-- start DATASET CONTENT --

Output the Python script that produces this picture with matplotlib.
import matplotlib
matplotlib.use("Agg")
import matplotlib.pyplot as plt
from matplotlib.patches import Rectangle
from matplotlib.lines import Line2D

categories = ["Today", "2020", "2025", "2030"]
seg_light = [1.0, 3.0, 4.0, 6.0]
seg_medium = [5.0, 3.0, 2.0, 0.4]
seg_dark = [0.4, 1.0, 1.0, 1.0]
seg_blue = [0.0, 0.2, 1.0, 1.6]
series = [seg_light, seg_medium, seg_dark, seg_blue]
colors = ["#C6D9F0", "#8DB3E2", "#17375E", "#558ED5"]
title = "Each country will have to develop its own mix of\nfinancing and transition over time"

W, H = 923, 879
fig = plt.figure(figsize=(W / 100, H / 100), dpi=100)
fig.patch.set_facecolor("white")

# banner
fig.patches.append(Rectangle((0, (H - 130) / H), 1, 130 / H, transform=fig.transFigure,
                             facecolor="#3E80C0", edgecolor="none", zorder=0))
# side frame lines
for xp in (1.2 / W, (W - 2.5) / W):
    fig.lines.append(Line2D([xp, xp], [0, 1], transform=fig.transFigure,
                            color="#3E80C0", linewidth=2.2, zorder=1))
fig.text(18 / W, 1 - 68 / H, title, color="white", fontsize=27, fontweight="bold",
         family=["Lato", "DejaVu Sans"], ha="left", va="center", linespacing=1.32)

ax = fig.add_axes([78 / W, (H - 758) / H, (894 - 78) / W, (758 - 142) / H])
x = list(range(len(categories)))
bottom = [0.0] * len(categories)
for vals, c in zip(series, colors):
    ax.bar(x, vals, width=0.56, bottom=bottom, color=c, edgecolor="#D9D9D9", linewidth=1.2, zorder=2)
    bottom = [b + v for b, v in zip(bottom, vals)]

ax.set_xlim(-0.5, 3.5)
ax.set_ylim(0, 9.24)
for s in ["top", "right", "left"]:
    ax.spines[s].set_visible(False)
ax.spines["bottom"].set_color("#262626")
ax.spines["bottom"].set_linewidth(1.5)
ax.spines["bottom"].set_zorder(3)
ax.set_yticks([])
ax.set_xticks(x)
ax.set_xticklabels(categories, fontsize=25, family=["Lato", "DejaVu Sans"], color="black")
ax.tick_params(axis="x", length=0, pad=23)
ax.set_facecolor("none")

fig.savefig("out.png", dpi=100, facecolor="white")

-- end DATASET CONTENT --

WORK REQUIRED: Emit, unaltered, the lines from the top of the listing down through the line that holds "bottom = [b"; emit nothing else.

TASK OUTPUT:
Output the Python script that produces this picture with matplotlib.
import matplotlib
matplotlib.use("Agg")
import matplotlib.pyplot as plt
from matplotlib.patches import Rectangle
from matplotlib.lines import Line2D

categories = ["Today", "2020", "2025", "2030"]
seg_light = [1.0, 3.0, 4.0, 6.0]
seg_medium = [5.0, 3.0, 2.0, 0.4]
seg_dark = [0.4, 1.0, 1.0, 1.0]
seg_blue = [0.0, 0.2, 1.0, 1.6]
series = [seg_light, seg_medium, seg_dark, seg_blue]
colors = ["#C6D9F0", "#8DB3E2", "#17375E", "#558ED5"]
title = "Each country will have to develop its own mix of\nfinancing and transition over time"

W, H = 923, 879
fig = plt.figure(figsize=(W / 100, H / 100), dpi=100)
fig.patch.set_facecolor("white")

# banner
fig.patches.append(Rectangle((0, (H - 130) / H), 1, 130 / H, transform=fig.transFigure,
                             facecolor="#3E80C0", edgecolor="none", zorder=0))
# side frame lines
for xp in (1.2 / W, (W - 2.5) / W):
    fig.lines.append(Line2D([xp, xp], [0, 1], transform=fig.transFigure,
                            color="#3E80C0", linewidth=2.2, zorder=1))
fig.text(18 / W, 1 - 68 / H, title, color="white", fontsize=27, fontweight="bold",
         family=["Lato", "DejaVu Sans"], ha="left", va="center", linespacing=1.32)

ax = fig.add_axes([78 / W, (H - 758) / H, (894 - 78) / W, (758 - 142) / H])
x = list(range(len(categories)))
bottom = [0.0] * len(categories)
for vals, c in zip(series, colors):
    ax.bar(x, vals, width=0.56, bottom=bottom, color=c, edgecolor="#D9D9D9", linewidth=1.2, zorder=2)
    bottom = [b + v for b, v in zip(bottom, vals)]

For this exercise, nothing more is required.